Et tu, Brute?
The above was not said by Julius Caesar.
Today, the Ides of March, marks the anniversary of the assassination of Julius Caesar in 44 B.C. Caesar was famously assassinated at a meeting of the Roman Senate after having (almost certainly apocryphally) been warned to “Beware the Ides of March.” He was presented with a written warning of the conspiracy against him as he was taken to the Senate meeting, but seems to have never read the warning. Although stabbed twenty-three times by the various conspirators, only one wound was fatal.
Caesar’s death unleashed upon the tottering Roman Republic the Second Civil War of Caesar’s heir Octavian (later to be Caesar Augustus) and his compatriot Marc Antony (Lepidus, the third member of the Second Triumvirate, was a place holder) against the assassins and their various supporters. Assassins Brutus (Marcus Junius Brutus the Younger) and Cassius (Gaius Cassius Longinus) would each commit suicide after losing a phase of the Battle of Philippi, and Cicero (who was not himself part of the conspiracy) would be assassinated as part of the proscriptions after the victory of the Second Triumvirate. Still later Octavian and Antony would turn on one another, Antony ’s forces being routed at Actium .
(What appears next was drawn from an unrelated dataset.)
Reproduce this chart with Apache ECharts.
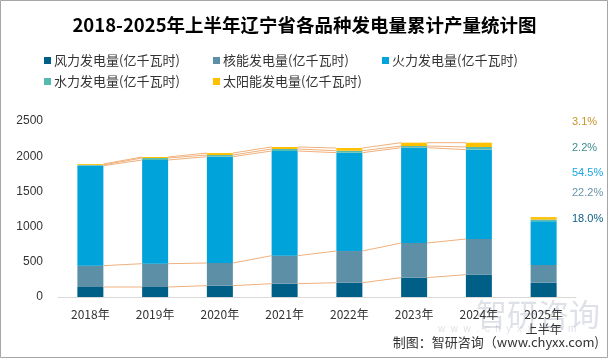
<!DOCTYPE html>
<html><head><meta charset="utf-8">
<script src="https://cdn.jsdelivr.net/npm/echarts@6/dist/echarts.min.js"></script>
<style>html,body{margin:0;padding:0;background:#fff}#c{width:609px;height:359px}</style>
</head><body><div id="c"></div>
<script>
const categories = ['2018年','2019年','2020年','2021年','2022年','2023年','2024年','2025年\n上半年'];
const seriesNames = ['风力发电量(亿千瓦时)','核能发电量(亿千瓦时)','火力发电量(亿千瓦时)','水力发电量(亿千瓦时)','太阳能发电量(亿千瓦时)'];
const wind    = [142, 142, 161, 189, 203, 275, 317, 204];
const nuclear = [303, 331, 322, 398, 450, 492, 507, 252];
const thermal = [1420, 1473, 1510, 1487, 1397, 1354, 1269, 619];
const hydro   = [12, 28, 24, 28, 28, 24, 38, 25];
const solar   = [12, 15, 28, 29, 38, 47, 61, 35];
const shareLabels = ['3.1%','2.2%','54.5%','22.2%','18.0%'];

const colors = ['#005F87','#5D90A7','#00A3DA','#56BAB0','#FFC000'];
const labelColors = ['#C8962D','#3E8C8C','#1AA6E0','#6A94AA','#0A5F85'];
const allSeries = [wind, nuclear, thermal, hydro, solar];

const lineData = [];
for (let s = 0; s < 5; s++) {
  for (let i = 0; i < 6; i++) {
    let a = 0, b = 0;
    for (let k = 0; k <= s; k++) { a += allSeries[k][i]; b += allSeries[k][i+1]; }
    lineData.push([i, a, b]);
  }
}

const chart = echarts.init(document.getElementById('c'));
const BW = 26;
const series = allSeries.map((d, i) => ({
  name: seriesNames[i], type: 'bar', stack: 'total', data: d,
  barWidth: BW, itemStyle: { color: colors[i] }
}));
series.push({
  type: 'custom', silent: true, z: 5, data: lineData,
  renderItem: function (params, api) {
    const i = api.value(0);
    const p1 = api.coord([i, api.value(1)]);
    const p2 = api.coord([i + 1, api.value(2)]);
    return { type: 'line', shape: { x1: p1[0] + BW/2, y1: p1[1], x2: p2[0] - BW/2, y2: p2[1] },
      style: { stroke: '#F0B07C', lineWidth: 1 } };
  }
});

const labelYs = [122, 148, 173, 193, 219];
const graphics = shareLabels.map((t, i) => ({
  type: 'text', left: 572, top: labelYs[i] - 6,
  style: { text: t, fill: labelColors[i], font: '11px "Liberation Sans", Arial, sans-serif' }
}));
graphics.push({ type: 'text', left: 476, top: 299, z: -1,
  style: { text: '智研咨询', fill: 'rgba(160,170,185,0.35)', font: '31px "Noto Sans CJK SC", sans-serif' } });
graphics.push({ type: 'text', left: 438, top: 324, z: -1,
  style: { text: 'w  w  w  .  c  h  y  x  x  .  c  o  m', fill: 'rgba(160,170,185,0.35)', font: '10px "Liberation Sans", sans-serif' } });
graphics.push({ type: 'text', right: 10, top: 336,
  style: { text: '制图：智研咨询（www.chyxx.com)', fill: '#333', font: '13px "Noto Sans CJK SC", sans-serif' } });
graphics.push({ type: 'rect', shape: { x: 0.5, y: 0.5, width: 607, height: 357 },
  style: { fill: 'none', stroke: '#A6A6A6', lineWidth: 1 } });

const legendPos = [[39, 49], [208, 49], [377, 49], [39, 70], [208, 70]];
const legends = seriesNames.map((n, i) => ({
  data: [n], left: legendPos[i][0], top: legendPos[i][1], itemWidth: 7, itemHeight: 7,
  icon: 'rect', itemGap: 0,
  textStyle: { fontSize: 13, color: '#333', padding: [0, 0, 0, -2], fontFamily: '"Noto Sans CJK SC", sans-serif' }
}));

chart.setOption({
  animation: false,
  title: { text: '2018-2025年上半年辽宁省各品种发电量累计产量统计图', left: 'center', top: 11,
    textStyle: { fontSize: 18.5, fontWeight: 'bold', color: '#000', fontFamily: '"Noto Sans CJK SC", sans-serif' } },
  legend: legends,
  grid: { left: 58, right: 33, top: 121, bottom: 62 },
  xAxis: { type: 'category', data: categories,
    axisLine: { lineStyle: { color: '#D9D9D9', width: 1 } }, axisTick: { show: false },
    axisLabel: { color: '#333', fontSize: 12, margin: 10, lineHeight: 15, fontFamily: '"Noto Sans CJK SC", sans-serif' } },
  yAxis: { type: 'value', min: 0, max: 2500, interval: 500,
    axisLine: { show: false }, axisTick: { show: false }, splitLine: { show: false },
    axisLabel: { color: '#333', fontSize: 12, margin: 15, formatter: v => String(v),
      fontFamily: '"Liberation Sans", Arial, sans-serif' } },
  graphic: graphics,
  series: series
});
</script></body></html>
But back to Caesar’s dying words. “Et tu Brute” is not recorded by any classical historian – it is a quote from Shakespeare. Plutarch, who was born exactly 100 years after the assassination, reports that Caesar said nothing after the attack began in earnest. Suetonius wrote that others reported his last words to be “καὶ σύ, τέκνον” (Greek still being the lingua franca of the Romans), transliterated as “Kai su, teknon” or “You also child,” addressed to Brutus. There were rumors, later reported by Plutarch (Suetonius is silent on the topic) that Caesar was in fact Brutus’ father – it was known that Brutus’ mother Servilia was Caesar’s mistress.